● Required work:
Leaving the pictures out, print the lines from the first line of the listing through the line containing "import plotly.graph_objects as go", exactly as they read, and no others.

━━━ Collected data

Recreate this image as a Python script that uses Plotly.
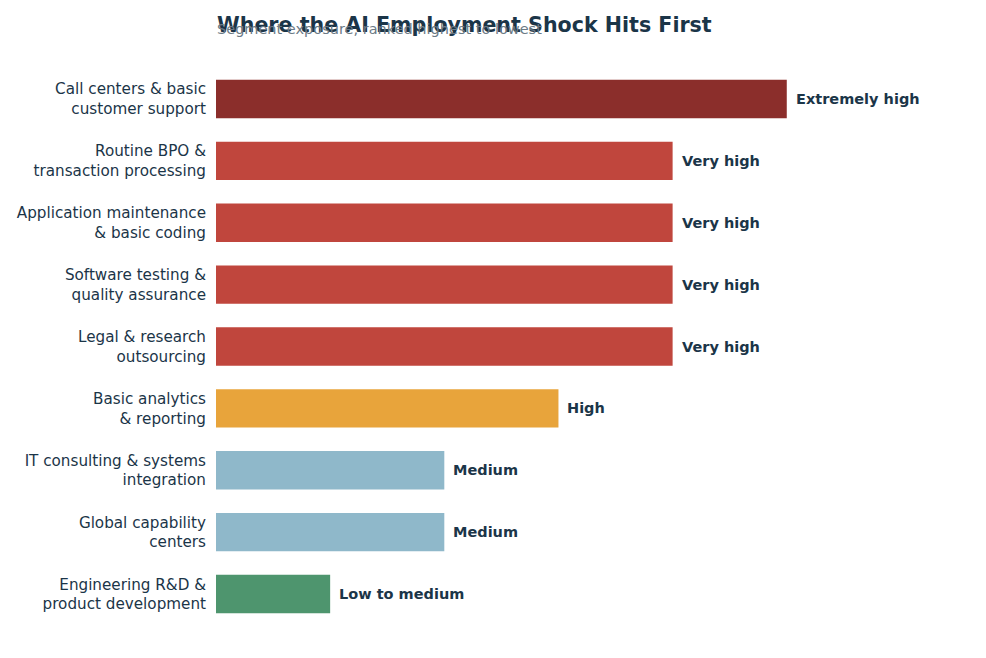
import plotly.graph_objects as go

segments = [
    "Call centers & basic<br>customer support",
    "Routine BPO &<br>transaction processing",
    "Application maintenance<br>& basic coding",
    "Software testing &<br>quality assurance",
    "Legal & research<br>outsourcing",
    "Basic analytics<br>& reporting",
    "IT consulting & systems<br>integration",
    "Global capability<br>centers",
    "Engineering R&D &<br>product development",
]
scores = [5, 4, 4, 4, 4, 3, 2, 2, 1]
levels = ["Extremely high", "Very high", "Very high", "Very high", "Very high",
          "High", "Medium", "Medium", "Low to medium"]
level_colors = {
    "Extremely high": "#8B2E2B",
    "Very high": "#C0463D",
    "High": "#E8A43B",
    "Medium": "#8FB8CA",
    "Low to medium": "#4E956E",
}

txt = "#1B3548"
fig = go.Figure(go.Bar(
    x=scores, y=segments, orientation="h",
    marker=dict(color=[level_colors[l] for l in levels], line=dict(width=0)),
    width=0.62,
    hoverinfo="skip",
))

annotations = [
    dict(x=s, y=seg, xref="x", yref="y", text="<b>" + l + "</b>",
         xanchor="left", yanchor="middle", xshift=7, showarrow=False,
         font=dict(family="DejaVu Sans", size=14.5, color=txt))
    for s, seg, l in zip(scores, segments, levels)
]
annotations += [
    dict(text="<b>Where the AI Employment Shock Hits First</b>",
         xref="paper", yref="paper", x=0, y=1, yshift=43, xanchor="left", yanchor="middle",
         xshift=-1, showarrow=False, font=dict(size=20.6, color=txt, family="DejaVu Sans")),
    dict(text="Segment exposure, ranked highest to lowest",
         xref="paper", yref="paper", x=0, y=1, yshift=39, xanchor="left", yanchor="middle",
         xshift=-1, showarrow=False, font=dict(size=14.5, color="#6B7A86", family="DejaVu Sans")),
]

fig.update_layout(
    width=986, height=658,
    margin=dict(l=208, r=36, t=60, b=41),
    plot_bgcolor="white", paper_bgcolor="white",
    font=dict(family="DejaVu Sans", size=15, color=txt),
    showlegend=False,
    xaxis=dict(range=[0, 6.5], visible=False),
    yaxis=dict(autorange="reversed", showgrid=False, zeroline=False, automargin=False,
               ticks="", ticklabelstandoff=9, tickfont=dict(size=15.2, color=txt)),
    annotations=annotations,
)

fig.write_html("out.html")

━━━━━━

● Complete output:
Recreate this image as a Python script that uses Plotly.
import plotly.graph_objects as go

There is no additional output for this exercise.